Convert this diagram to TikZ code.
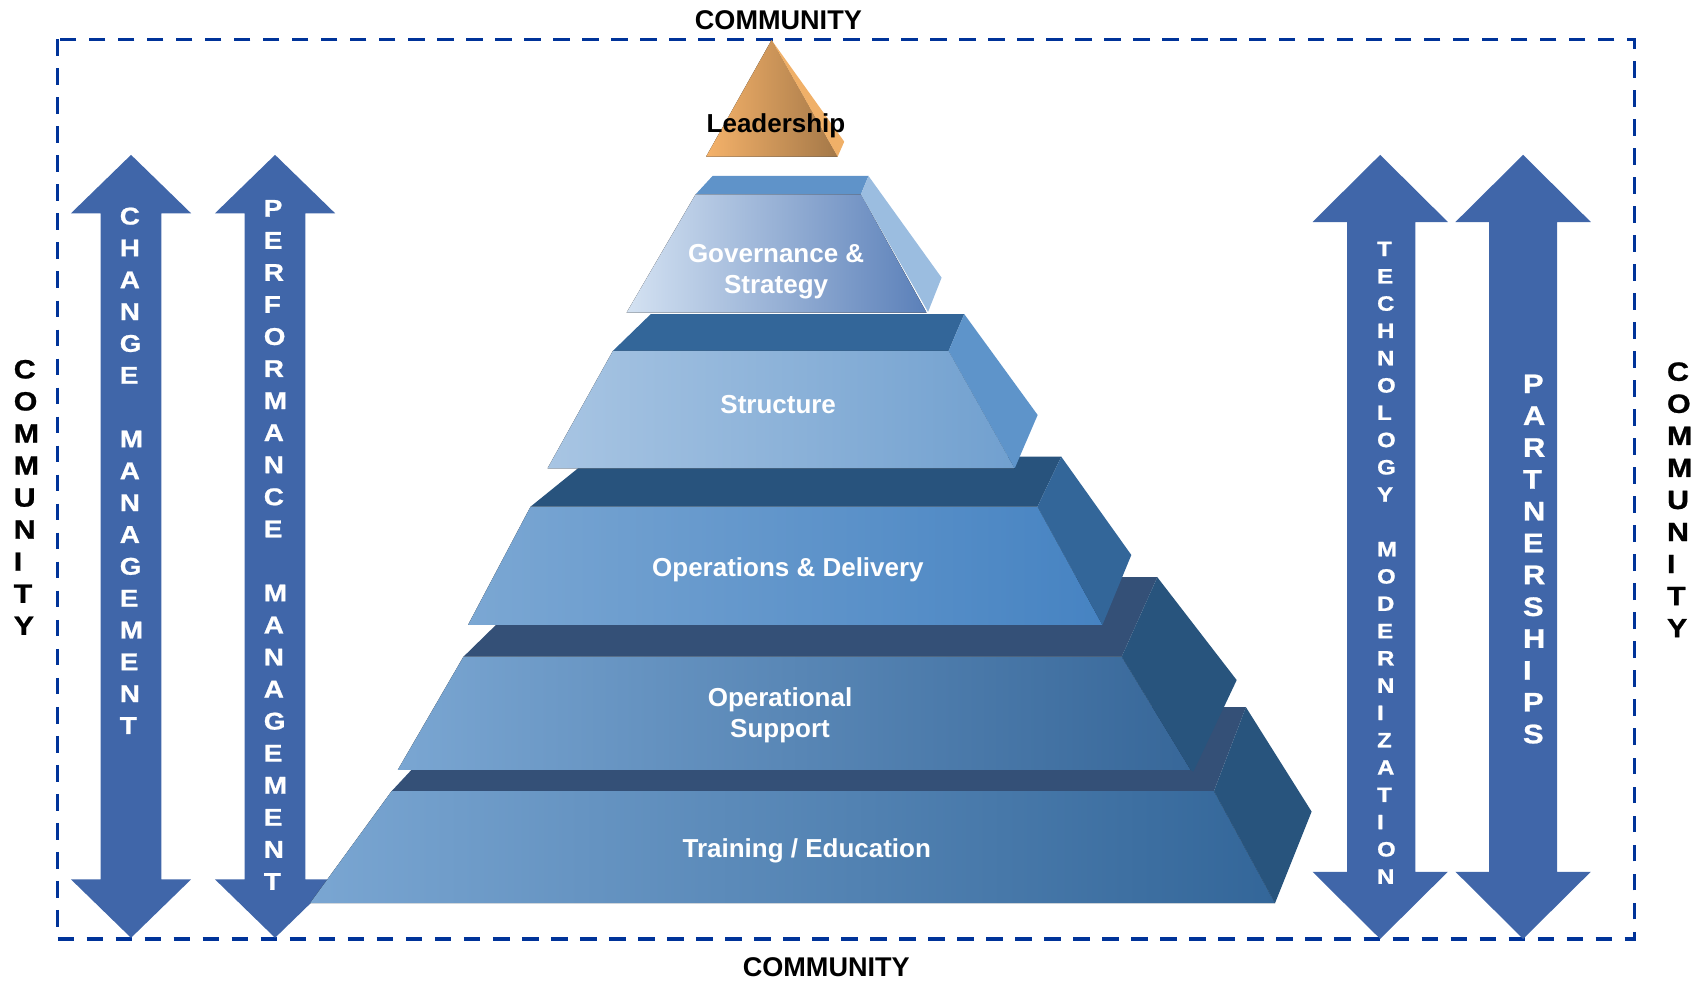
\documentclass[tikz,border=0pt]{standalone}
\usepackage{fontspec}
\setmainfont{Liberation Sans}
\newfontfamily\widefont{Liberation Sans}[FakeStretch=1.15,FakeBold=0.9]
\definecolor{arrowblue}{RGB}{64,102,169}
\definecolor{bordercol}{RGB}{0,51,153}
\definecolor{govtop}{RGB}{95,147,201}
\definecolor{govside}{RGB}{155,189,224}
\definecolor{govL}{RGB}{212,226,242}
\definecolor{govR}{RGB}{91,128,185}
\definecolor{strtop}{RGB}{51,102,153}
\definecolor{strside}{RGB}{94,148,202}
\definecolor{strL}{RGB}{168,197,227}
\definecolor{strR}{RGB}{113,160,207}
\definecolor{opstop}{RGB}{40,83,125}
\definecolor{opsside}{RGB}{51,102,153}
\definecolor{opsL}{RGB}{123,167,211}
\definecolor{opsR}{RGB}{70,131,194}
\definecolor{ostop}{RGB}{52,80,119}
\definecolor{osside}{RGB}{40,84,125}
\definecolor{osL}{RGB}{122,166,210}
\definecolor{osR}{RGB}{55,103,153}
\definecolor{trL}{RGB}{122,166,210}
\definecolor{trR}{RGB}{51,102,153}
\definecolor{leadL}{RGB}{245,178,106}
\definecolor{leadR}{RGB}{164,120,72}
\definecolor{leadside}{RGB}{240,176,104}
\begin{document}
\begin{tikzpicture}[x=0.5pt,y=-0.5pt,
  bigarrow/.style={fill=arrowblue},
  border/.style={draw=bordercol,line width=1.5pt,dash pattern=on 7.7pt off 5.7pt},
  comm/.style={font=\bfseries\fontsize{12.5}{15}\selectfont,text=black,inner sep=0pt,anchor=base},
  vstack/.style={align=left,anchor=west,inner sep=0pt,text=white},
  tierlab/.style={text=white,font=\bfseries\fontsize{12}{14.5}\selectfont,align=center,inner sep=0pt},
]
\useasboundingbox (0,0) rectangle (1568,905);

% dashed border
\draw[border] (53,36.3) rectangle (1509,867);

% double arrows
\fill[bigarrow] (121,143) -- (176.5,197) -- (149,197) -- (149,812) -- (176.5,812) -- (121,866) -- (65.5,812) -- (93,812) -- (93,197) -- (65.5,197) -- cycle;
\fill[bigarrow] (254,143) -- (309.5,197) -- (282,197) -- (282,812) -- (309.5,812) -- (254,866) -- (198.5,812) -- (226,812) -- (226,197) -- (198.5,197) -- cycle;
\fill[bigarrow] (1274.5,143) -- (1337,205) -- (1307,205) -- (1307,805) -- (1337,805) -- (1274.5,867) -- (1212,805) -- (1244,805) -- (1244,205) -- (1212,205) -- cycle;
\fill[bigarrow] (1406.5,143) -- (1469,205) -- (1438,205) -- (1438,805) -- (1469,805) -- (1406.5,867) -- (1344,805) -- (1375,805) -- (1375,205) -- (1344,205) -- cycle;

% Training / Education
\fill[ostop] (434,653) -- (1150.5,653) -- (1121,730.5) -- (361.7,730.5) -- cycle;
\fill[left color=trL,right color=trR] (361.7,730.5) -- (1121,730.5) -- (1177.4,834) -- (286.3,834) -- cycle;
\fill[osside] (1150.5,653) -- (1211.2,749.5) -- (1177.4,834) -- (1121,730.5) -- cycle;

% Operational Support
\fill[ostop] (503,533) -- (1068.7,533) -- (1035.8,606.4) -- (428,606.4) -- cycle;
\fill[left color=osL,right color=osR] (428,606.4) -- (1035.8,606.4) -- (1099.5,711) -- (367.3,711) -- cycle;
\fill[osside] (1068.7,533) -- (1142,628) -- (1102,712.6) -- (1099.5,711) -- (1035.8,606.4) -- cycle;

% Operations & Delivery
\fill[opstop] (547,421.7) -- (980,421.7) -- (958,467.8) -- (490,467.8) -- cycle;
\fill[left color=opsL,right color=opsR] (490,467.8) -- (958,467.8) -- (1018,577.1) -- (432.2,577.1) -- cycle;
\fill[opsside] (980,421.7) -- (1044.7,512.5) -- (1018,577.1) -- (958,467.8) -- cycle;

% Structure
\fill[strtop] (601,290) -- (890.4,290) -- (876,324) -- (566,324) -- cycle;
\fill[left color=strL,right color=strR] (566,324) -- (876,324) -- (937,432.5) -- (505.6,432.5) -- cycle;
\fill[strside] (890.4,290) -- (958.2,383.2) -- (937,432.5) -- (876,324) -- cycle;

% Governance & Strategy
\fill[govtop] (658,162.5) -- (802,162.5) -- (795,179.4) -- (642.4,179.4) -- cycle;
\fill[left color=govL,right color=govR] (642.4,179.4) -- (795,179.4) -- (855.6,288.7) -- (578.6,288.7) -- cycle;
\fill[govside] (802,162.5) -- (869.5,256.4) -- (857,288) -- (795,179.4) -- cycle;

% Leadership
\fill[left color=leadL,right color=leadR] (712.5,37) -- (773.5,144.7) -- (652,144.7) -- cycle;
\fill[leadside] (712.5,37) -- (779.6,130.8) -- (773.5,144.7) -- cycle;

% tier labels
\node[inner sep=0pt,anchor=base,font=\bfseries\fontsize{12}{14.5}\selectfont,text=black] (lead) at (716.6,122.2) {Leadership};
\node[tierlab] (gov) at (716.7,251) {Governance \&\\Strategy};
\node[tierlab,anchor=base] (str) at (718.6,381.7) {Structure};
\node[tierlab,anchor=base] (ops) at (727.6,532.5) {Operations \& Delivery};
\node[tierlab] (os) at (720.3,660.3) {Operational\\Support};
\node[tierlab,anchor=base] (tr) at (745,791.7) {Training / Education};

% community labels
\node[comm] (ctop) at (718.8,27.1) {COMMUNITY};
\node[comm] (cbot) at (763,902) {COMMUNITY};
\node[vstack,text=black,font=\widefont\bfseries\fontsize{12.2}{14.8}\selectfont] (cleft) at (12.3,459.3) {C\\O\\M\\M\\U\\N\\I\\T\\Y};
\node[vstack,text=black,font=\widefont\bfseries\fontsize{12.2}{14.8}\selectfont] (cright) at (1539,461.5) {C\\O\\M\\M\\U\\N\\I\\T\\Y};

% arrow labels
\node[vstack,font=\widefont\bfseries\fontsize{11.2}{14.7}\selectfont] (chg) at (110.2,434.7) {C\\H\\A\\N\\G\\E\\[14.7pt]M\\A\\N\\A\\G\\E\\M\\E\\N\\T};
\node[vstack,font=\widefont\bfseries\fontsize{11.2}{14.8}\selectfont] (perf) at (243.2,503.2) {P\\E\\R\\F\\O\\R\\M\\A\\N\\C\\E\\[14.8pt]M\\A\\N\\A\\G\\E\\M\\E\\N\\T};
\node[vstack,font=\widefont\bfseries\fontsize{9.6}{12.6}\selectfont] (tech) at (1271.3,519.7) {T\\E\\C\\H\\N\\O\\L\\O\\G\\Y\\[12.6pt]M\\O\\D\\E\\R\\N\\I\\Z\\A\\T\\I\\O\\N};
\node[vstack,font=\widefont\bfseries\fontsize{12.4}{14.7}\selectfont] (part) at (1406,516.3) {P\\A\\R\\T\\N\\E\\R\\S\\H\\I\\P\\S};
\end{tikzpicture}
\end{document}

——————————

#### Work to be completed:
Make an exact copy of the lines from the top of the material through the line with "(0,0) rectangle (1568,905);", pictures excluded.

#### Written answer:
Convert this diagram to TikZ code.
\documentclass[tikz,border=0pt]{standalone}
\usepackage{fontspec}
\setmainfont{Liberation Sans}
\newfontfamily\widefont{Liberation Sans}[FakeStretch=1.15,FakeBold=0.9]
\definecolor{arrowblue}{RGB}{64,102,169}
\definecolor{bordercol}{RGB}{0,51,153}
\definecolor{govtop}{RGB}{95,147,201}
\definecolor{govside}{RGB}{155,189,224}
\definecolor{govL}{RGB}{212,226,242}
\definecolor{govR}{RGB}{91,128,185}
\definecolor{strtop}{RGB}{51,102,153}
\definecolor{strside}{RGB}{94,148,202}
\definecolor{strL}{RGB}{168,197,227}
\definecolor{strR}{RGB}{113,160,207}
\definecolor{opstop}{RGB}{40,83,125}
\definecolor{opsside}{RGB}{51,102,153}
\definecolor{opsL}{RGB}{123,167,211}
\definecolor{opsR}{RGB}{70,131,194}
\definecolor{ostop}{RGB}{52,80,119}
\definecolor{osside}{RGB}{40,84,125}
\definecolor{osL}{RGB}{122,166,210}
\definecolor{osR}{RGB}{55,103,153}
\definecolor{trL}{RGB}{122,166,210}
\definecolor{trR}{RGB}{51,102,153}
\definecolor{leadL}{RGB}{245,178,106}
\definecolor{leadR}{RGB}{164,120,72}
\definecolor{leadside}{RGB}{240,176,104}
\begin{document}
\begin{tikzpicture}[x=0.5pt,y=-0.5pt,
  bigarrow/.style={fill=arrowblue},
  border/.style={draw=bordercol,line width=1.5pt,dash pattern=on 7.7pt off 5.7pt},
  comm/.style={font=\bfseries\fontsize{12.5}{15}\selectfont,text=black,inner sep=0pt,anchor=base},
  vstack/.style={align=left,anchor=west,inner sep=0pt,text=white},
  tierlab/.style={text=white,font=\bfseries\fontsize{12}{14.5}\selectfont,align=center,inner sep=0pt},
]
\useasboundingbox (0,0) rectangle (1568,905);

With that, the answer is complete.